In vivo Hyperpolarized Metabolic Imaging to Monitor the Progression of Hepatitis B Virus (HBV)-Related Hepatitis to Liver Fibrosis.

Purpose: This study aimed to assess metabolic changes to monitor the progression from normal liver to hepatitis B virus (HBV)-related hepatitis and liver fibrosis using hyperpolarized ¹³ C magnetic resonance imaging (MRI).

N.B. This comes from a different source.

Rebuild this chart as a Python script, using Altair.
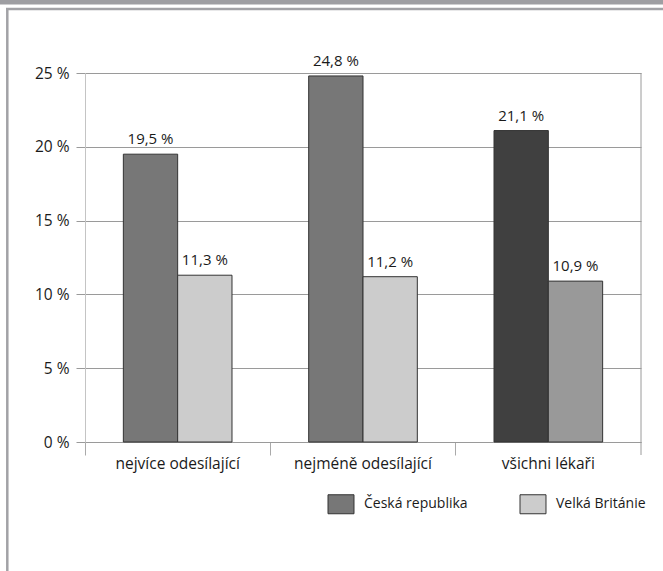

Procedures: Hepatitis was induced in mice (n = 16) via hydrodynamic injection of HBV 1.2 plasmid (25 μg). Among them, liver fibrosis was induced in the mice (n = 8) through weight-adapted administration of thioacetamide with ethanol. Normal control mice (n = 8) were injected with a phosphate buffer solution. Subsequently, a hyperpolarized ¹³ C MRI was performed on the mouse liver in vivo. The level of hepatitis B surface antigen (HBsAg) in blood serum was measured. Statistical analysis involved comparing the differential metabolite ratios, blood biochemistry values, and body weight among the three groups using the Kruskal-Wallis one-way analysis of variance.
Results: HBsAg was absent in the normal and fibrosis groups, while it was detected in the hepatitis group. The ratios of [1- ¹³ C] lactate/pyruvate, [1- ¹³ C] alanine/pyruvate, [1- ¹³ C] lactate/total carbon, and [1- ¹³ C] alanine/total carbon were significantly lower in the normal control group than in the hepatitis and fibrosis groups (p < 0.05). Moreover, these ratios were significantly higher in the fibrosis group than in the hepatitis group (p < 0.05). However, no significant differences were observed in either [1- ¹³ C] pyruvate-hydrate/pyruvate or [1- ¹³ C] pyruvate-hydrate/total carbon among the three groups.
Conclusions: The levels of [1- ¹³ C] lactate and [1- ¹³ C] alanine in vivo may serve as valuable indicators for differentiating between HBV-related hepatitis, liver fibrosis, and normal liver.
(© 2024. The Author(s), under exclusive licence to World Molecular Imaging Society.)